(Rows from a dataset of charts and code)

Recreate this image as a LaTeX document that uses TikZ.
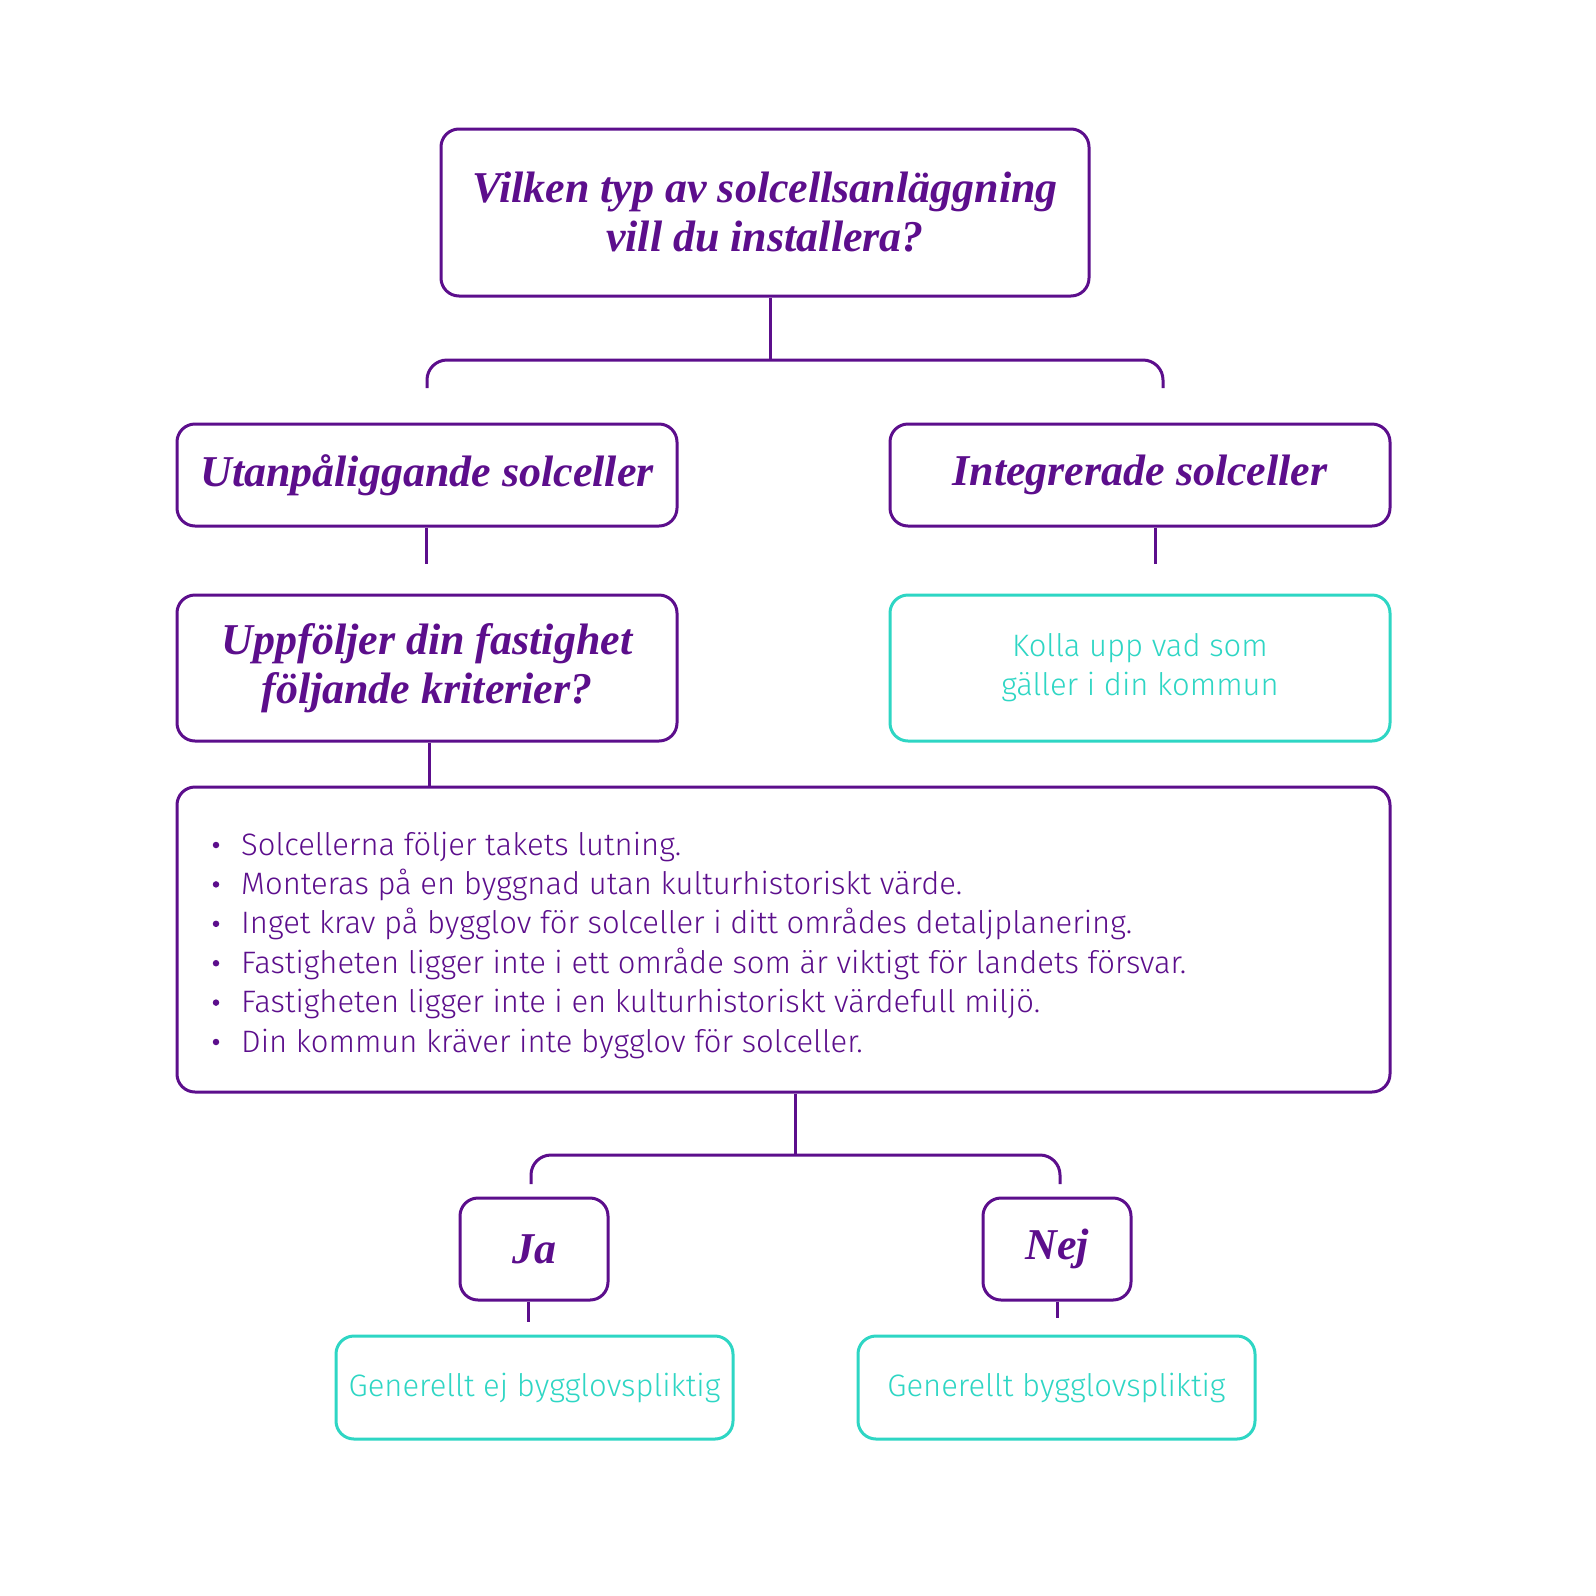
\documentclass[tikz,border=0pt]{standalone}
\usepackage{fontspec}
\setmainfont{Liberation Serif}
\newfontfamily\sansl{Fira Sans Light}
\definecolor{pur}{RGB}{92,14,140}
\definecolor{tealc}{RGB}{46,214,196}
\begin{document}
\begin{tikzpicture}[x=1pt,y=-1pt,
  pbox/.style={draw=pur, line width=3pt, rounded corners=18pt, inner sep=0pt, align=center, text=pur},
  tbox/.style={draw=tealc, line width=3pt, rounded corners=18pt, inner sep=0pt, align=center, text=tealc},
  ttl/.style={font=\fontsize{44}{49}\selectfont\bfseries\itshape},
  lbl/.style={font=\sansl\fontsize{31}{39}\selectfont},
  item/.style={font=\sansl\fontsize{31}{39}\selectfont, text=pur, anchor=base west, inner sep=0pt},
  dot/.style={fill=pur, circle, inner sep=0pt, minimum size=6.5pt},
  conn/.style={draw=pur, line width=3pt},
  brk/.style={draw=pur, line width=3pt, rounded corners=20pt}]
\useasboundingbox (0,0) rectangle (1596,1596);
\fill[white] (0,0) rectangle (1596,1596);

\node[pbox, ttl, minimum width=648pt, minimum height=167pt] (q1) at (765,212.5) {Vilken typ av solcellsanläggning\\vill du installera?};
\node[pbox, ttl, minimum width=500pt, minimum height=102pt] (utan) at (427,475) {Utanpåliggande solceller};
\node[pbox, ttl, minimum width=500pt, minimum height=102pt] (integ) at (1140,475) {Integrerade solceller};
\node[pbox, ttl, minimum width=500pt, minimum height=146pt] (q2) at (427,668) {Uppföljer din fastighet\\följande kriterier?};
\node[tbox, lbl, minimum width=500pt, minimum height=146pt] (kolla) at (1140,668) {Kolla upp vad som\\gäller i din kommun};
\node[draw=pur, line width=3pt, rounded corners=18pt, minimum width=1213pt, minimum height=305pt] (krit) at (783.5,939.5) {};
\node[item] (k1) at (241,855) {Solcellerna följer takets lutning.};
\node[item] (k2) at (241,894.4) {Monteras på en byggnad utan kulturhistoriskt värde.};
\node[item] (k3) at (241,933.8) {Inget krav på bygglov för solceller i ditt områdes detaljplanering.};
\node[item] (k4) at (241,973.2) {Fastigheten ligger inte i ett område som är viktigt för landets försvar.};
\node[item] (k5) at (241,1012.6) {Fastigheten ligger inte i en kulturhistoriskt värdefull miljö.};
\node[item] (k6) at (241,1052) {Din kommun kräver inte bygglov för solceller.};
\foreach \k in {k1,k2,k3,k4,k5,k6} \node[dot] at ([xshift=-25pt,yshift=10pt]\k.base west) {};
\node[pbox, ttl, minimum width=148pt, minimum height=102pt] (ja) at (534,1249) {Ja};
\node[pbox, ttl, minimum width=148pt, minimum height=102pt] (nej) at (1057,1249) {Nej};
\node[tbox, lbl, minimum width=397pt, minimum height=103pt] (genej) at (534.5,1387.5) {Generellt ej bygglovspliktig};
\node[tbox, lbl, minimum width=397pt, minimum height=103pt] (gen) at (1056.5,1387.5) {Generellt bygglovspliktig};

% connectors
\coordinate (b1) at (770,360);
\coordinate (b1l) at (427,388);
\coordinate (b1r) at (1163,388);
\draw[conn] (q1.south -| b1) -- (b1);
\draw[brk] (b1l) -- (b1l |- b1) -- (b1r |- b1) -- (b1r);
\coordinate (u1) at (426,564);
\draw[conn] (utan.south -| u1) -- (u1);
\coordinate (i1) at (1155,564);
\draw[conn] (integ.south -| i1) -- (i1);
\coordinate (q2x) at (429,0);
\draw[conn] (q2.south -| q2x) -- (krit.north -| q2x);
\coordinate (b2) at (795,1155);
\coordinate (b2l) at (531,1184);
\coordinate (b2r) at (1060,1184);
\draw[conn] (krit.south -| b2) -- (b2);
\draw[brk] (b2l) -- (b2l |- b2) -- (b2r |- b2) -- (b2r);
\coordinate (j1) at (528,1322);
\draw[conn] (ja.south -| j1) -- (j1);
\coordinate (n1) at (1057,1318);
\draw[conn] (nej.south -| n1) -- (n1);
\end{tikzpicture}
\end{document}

* * *

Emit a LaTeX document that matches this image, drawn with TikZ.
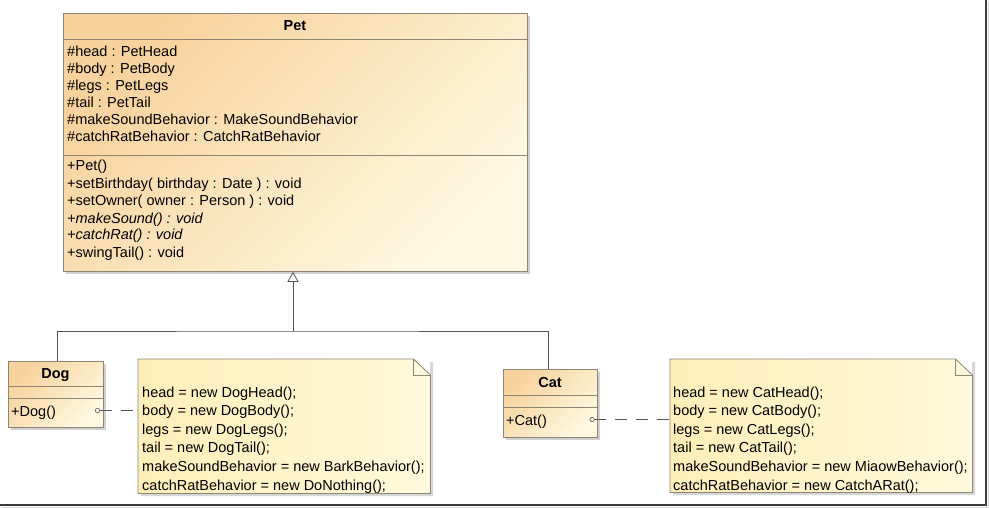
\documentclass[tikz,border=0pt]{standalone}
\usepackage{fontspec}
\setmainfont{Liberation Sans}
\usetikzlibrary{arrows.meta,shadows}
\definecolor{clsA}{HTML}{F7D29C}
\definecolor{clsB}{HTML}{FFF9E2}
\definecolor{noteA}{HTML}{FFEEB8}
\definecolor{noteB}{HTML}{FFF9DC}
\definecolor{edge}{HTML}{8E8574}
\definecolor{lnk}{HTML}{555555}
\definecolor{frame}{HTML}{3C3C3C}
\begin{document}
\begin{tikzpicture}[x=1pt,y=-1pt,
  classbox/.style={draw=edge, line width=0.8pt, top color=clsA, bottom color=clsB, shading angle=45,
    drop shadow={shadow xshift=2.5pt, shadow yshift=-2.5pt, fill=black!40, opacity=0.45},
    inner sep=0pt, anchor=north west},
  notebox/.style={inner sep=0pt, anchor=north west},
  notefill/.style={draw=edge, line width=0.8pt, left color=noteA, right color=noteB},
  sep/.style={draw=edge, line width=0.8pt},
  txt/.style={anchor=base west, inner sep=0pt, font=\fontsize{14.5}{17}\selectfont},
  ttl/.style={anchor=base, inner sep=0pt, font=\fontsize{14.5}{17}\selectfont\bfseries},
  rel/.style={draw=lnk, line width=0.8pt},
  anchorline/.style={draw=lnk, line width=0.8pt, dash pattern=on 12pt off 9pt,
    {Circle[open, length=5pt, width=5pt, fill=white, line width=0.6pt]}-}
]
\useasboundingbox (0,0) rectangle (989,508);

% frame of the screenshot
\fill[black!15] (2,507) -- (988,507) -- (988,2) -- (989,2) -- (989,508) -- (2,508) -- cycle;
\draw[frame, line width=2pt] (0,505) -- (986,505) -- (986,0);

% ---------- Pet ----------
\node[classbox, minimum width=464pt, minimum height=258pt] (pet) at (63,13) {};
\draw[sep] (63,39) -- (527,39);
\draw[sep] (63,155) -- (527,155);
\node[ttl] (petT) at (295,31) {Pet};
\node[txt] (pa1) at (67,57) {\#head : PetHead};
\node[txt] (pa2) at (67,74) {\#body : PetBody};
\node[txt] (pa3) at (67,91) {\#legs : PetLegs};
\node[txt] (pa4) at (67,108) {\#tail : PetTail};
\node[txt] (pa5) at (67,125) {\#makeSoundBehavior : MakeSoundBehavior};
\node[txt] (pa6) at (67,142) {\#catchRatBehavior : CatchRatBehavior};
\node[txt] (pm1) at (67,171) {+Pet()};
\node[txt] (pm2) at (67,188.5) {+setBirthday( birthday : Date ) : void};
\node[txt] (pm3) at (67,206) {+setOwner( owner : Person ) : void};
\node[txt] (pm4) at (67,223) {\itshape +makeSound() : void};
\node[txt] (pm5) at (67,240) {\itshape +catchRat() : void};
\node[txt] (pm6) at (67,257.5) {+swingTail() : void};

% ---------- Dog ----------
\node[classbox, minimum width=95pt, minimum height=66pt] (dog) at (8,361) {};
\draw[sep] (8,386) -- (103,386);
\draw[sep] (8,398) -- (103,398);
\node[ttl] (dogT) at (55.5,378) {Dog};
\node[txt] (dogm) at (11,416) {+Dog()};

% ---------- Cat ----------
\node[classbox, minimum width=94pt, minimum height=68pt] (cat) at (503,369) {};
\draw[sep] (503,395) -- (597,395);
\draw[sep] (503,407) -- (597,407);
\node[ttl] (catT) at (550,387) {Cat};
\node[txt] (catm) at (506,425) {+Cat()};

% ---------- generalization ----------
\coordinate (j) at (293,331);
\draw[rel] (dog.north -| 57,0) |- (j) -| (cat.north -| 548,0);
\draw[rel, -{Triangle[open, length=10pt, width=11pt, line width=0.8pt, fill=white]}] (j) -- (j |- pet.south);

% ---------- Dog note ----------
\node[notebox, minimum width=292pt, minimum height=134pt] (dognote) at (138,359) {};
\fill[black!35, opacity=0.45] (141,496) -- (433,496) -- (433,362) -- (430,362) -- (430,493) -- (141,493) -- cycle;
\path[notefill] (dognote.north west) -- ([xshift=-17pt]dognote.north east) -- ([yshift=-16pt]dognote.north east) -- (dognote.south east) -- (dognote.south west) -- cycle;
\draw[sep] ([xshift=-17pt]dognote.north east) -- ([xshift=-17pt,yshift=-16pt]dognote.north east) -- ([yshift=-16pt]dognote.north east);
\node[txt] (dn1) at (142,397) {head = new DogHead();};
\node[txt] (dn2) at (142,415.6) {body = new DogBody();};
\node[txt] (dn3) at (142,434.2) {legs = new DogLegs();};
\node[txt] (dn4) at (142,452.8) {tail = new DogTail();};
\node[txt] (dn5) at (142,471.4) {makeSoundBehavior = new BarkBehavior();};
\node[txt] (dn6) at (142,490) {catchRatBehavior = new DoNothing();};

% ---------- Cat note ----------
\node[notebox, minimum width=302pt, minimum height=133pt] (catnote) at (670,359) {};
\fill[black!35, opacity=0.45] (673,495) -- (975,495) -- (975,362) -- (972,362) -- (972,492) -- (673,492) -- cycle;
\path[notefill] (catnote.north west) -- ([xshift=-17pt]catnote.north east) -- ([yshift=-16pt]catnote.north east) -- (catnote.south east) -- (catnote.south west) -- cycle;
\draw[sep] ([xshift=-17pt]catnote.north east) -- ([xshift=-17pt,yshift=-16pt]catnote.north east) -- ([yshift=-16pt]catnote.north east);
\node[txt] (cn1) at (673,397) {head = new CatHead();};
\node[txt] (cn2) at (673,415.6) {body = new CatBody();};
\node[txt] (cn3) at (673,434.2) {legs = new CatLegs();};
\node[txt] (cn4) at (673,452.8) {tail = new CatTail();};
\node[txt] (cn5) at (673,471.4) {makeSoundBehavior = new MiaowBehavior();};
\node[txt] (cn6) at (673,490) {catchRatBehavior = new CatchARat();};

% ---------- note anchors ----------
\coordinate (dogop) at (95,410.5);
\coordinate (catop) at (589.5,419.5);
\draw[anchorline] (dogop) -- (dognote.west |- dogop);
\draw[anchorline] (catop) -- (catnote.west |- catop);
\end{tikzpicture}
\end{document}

==

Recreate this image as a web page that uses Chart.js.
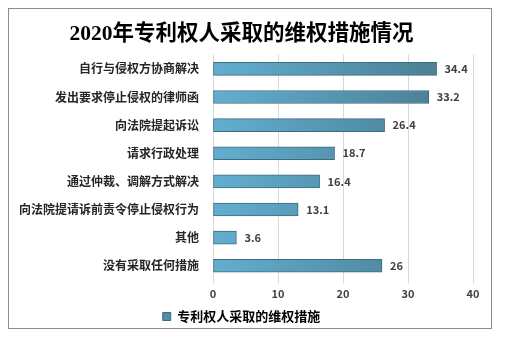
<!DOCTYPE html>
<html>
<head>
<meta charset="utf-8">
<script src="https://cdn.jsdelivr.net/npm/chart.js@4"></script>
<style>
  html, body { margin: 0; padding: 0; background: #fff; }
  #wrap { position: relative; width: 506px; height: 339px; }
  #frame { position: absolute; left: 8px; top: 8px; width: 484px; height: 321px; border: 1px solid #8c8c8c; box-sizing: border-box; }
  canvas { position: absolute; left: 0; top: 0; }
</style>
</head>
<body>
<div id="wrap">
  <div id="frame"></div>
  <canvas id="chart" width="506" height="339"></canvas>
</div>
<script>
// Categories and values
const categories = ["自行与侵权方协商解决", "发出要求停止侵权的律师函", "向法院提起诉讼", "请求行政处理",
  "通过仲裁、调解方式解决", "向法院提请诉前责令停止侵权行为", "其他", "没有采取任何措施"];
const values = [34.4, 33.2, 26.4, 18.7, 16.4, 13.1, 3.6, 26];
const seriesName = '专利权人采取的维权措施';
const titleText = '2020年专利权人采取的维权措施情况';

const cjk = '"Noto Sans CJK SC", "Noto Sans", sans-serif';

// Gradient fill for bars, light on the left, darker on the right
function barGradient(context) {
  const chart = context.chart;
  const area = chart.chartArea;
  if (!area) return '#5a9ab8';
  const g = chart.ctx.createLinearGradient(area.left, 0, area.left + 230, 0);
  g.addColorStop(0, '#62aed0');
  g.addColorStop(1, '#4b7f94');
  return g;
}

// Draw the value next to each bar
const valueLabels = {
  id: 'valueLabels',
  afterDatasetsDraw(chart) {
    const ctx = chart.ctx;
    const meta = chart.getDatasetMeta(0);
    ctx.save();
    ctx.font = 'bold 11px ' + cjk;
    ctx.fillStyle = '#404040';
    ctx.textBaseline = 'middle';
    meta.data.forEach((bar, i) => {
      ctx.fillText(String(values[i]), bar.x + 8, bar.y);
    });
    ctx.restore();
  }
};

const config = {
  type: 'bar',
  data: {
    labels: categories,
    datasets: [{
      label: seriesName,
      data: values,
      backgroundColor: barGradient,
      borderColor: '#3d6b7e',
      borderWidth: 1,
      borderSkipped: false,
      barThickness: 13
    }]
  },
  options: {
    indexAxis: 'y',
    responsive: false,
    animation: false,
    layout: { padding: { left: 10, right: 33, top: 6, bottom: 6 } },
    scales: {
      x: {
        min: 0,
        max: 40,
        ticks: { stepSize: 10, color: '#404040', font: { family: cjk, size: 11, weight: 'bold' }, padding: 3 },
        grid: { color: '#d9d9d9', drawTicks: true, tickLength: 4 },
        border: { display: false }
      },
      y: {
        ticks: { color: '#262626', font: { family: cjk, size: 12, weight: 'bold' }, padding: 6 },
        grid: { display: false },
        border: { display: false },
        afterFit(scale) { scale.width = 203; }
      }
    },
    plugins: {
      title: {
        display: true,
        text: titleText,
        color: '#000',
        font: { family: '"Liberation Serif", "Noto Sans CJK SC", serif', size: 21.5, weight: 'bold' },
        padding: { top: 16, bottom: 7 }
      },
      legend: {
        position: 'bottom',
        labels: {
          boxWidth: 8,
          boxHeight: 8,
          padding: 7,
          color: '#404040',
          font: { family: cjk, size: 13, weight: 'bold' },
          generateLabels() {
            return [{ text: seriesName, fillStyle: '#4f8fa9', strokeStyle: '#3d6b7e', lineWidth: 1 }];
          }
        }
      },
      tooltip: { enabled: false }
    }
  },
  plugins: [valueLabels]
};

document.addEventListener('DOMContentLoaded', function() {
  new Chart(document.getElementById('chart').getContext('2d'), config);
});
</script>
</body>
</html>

Written instruction =>
Among the records above, find each line holding the string "LaTeX" and pull it out.

Solved problem =>
Recreate this image as a LaTeX document that uses TikZ.
Emit a LaTeX document that matches this image, drawn with TikZ.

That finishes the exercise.